Auch viele ausländische Gäste gab es zu dieser Zeit. Sie kamen z. B. aus Russland, Dänemark, St. Petersburg, New York, Amsterdam, Schottland, St. Helena, Ostindien, Kopenhagen, Guatemala, Valparaiso, Pernambuco, Schweden, Havanna, Philadelphia, Cambridge und Indien.
Im Laufe der Zeit wurde der Zuspruch von Kurgästen so groß, dass man einen 2. Arzt einstellen musste.
Dieser Arzt war Dr. Wander, der ab 1886 dazu überging, die „Rosskuren“ etwas abzumildern, indem er auch warme Anwendungen, medizinische Bäder und Massagen einführte.

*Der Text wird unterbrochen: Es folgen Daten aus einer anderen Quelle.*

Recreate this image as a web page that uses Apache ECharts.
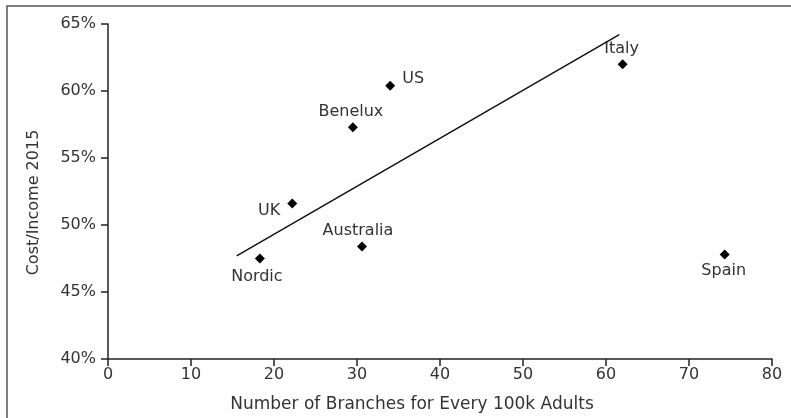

1881 starben Dietrich Ritscher und Mühlenpächter Germelmann, aber Hermann Ritscher, der jüngste Sohn Ernst Benjamins und Bürgermeister Gehrich setzten die günstige Entwicklung des Bades fort.
1886 wird das Schwimmbassin beim Kurhaus im Kurpark erbaut und auch der Musikpavillon im Kleinen Kurpark. Bis dahin hatte ein provisorisches Dach, das auf einer von Germelmann gespendeten Kurquelle mit Pavillon um 1859 Mühlenwelle angebracht war, die Musiker vor Regen geschützt. In diesem Jahr wurde auch die Bahnstrecke Scharzfeld-Lauterberg eröffnet und der Ort war mit der großen Welt verbunden.

1889 feierten die Lauterberger das 1. große Badejubiläum (50 Jahre). Gleichzeitig wurde von Herrmann Ritscher das Sanatorium Ritscher gebaut. Es war in erster Linie dafür geplant, nervenleidende Gäste aufzunehmen. 1896 starb Hermann Ritscher und beendete damit das Wirken dieser segensreichen Familie. Im gleichen Jahr erwirbt Dr. Dettmer, der wohl erfolgreichste Lauterberger Arzt, das Sanatorium Ritscher und bringt es zu ungeahnten Höhen.
Um die Jahrhundertwende beginnt auch die Industrie wieder zu blühen (Stuhl- und Pinselfabriken, Barytwerk).
Im Jahre 1900 zählte man 3500 Kurgäste (ohne ihren Anhang). In der Sebastian-Kneipp-Promenade reihte sich Fremdenpension an Pension. Und den Gästen wurden zahlreiche Attraktionen angeboten, z. B. Gondelfeste auf dem Wiesenbeker Teich und Kutschfahrten zum Brocken.
Beliebteste Souveniere dieser Zeit waren die Erzeugnisse der Königshütte, die gut bebilderten Wanderführer und knorrige Spazierstöcke.
Aus dem Jahre 1904 liegen auch erstmals die Übernachtungszahlen der Gäste vor. Sie betrugen 91.205 Übernachtungen bei 5.162 Gästen (ohne Anhang). Diese Zahlen blieben auch bis 1906, unserem Jubiläumsjahr, konstant. Bad Lauterberg, wie es sich dann nennen durfte, Dr. Hermann Ritscher rangierte zu dieser Zeit an 11. Stelle aller Bäder Preußens.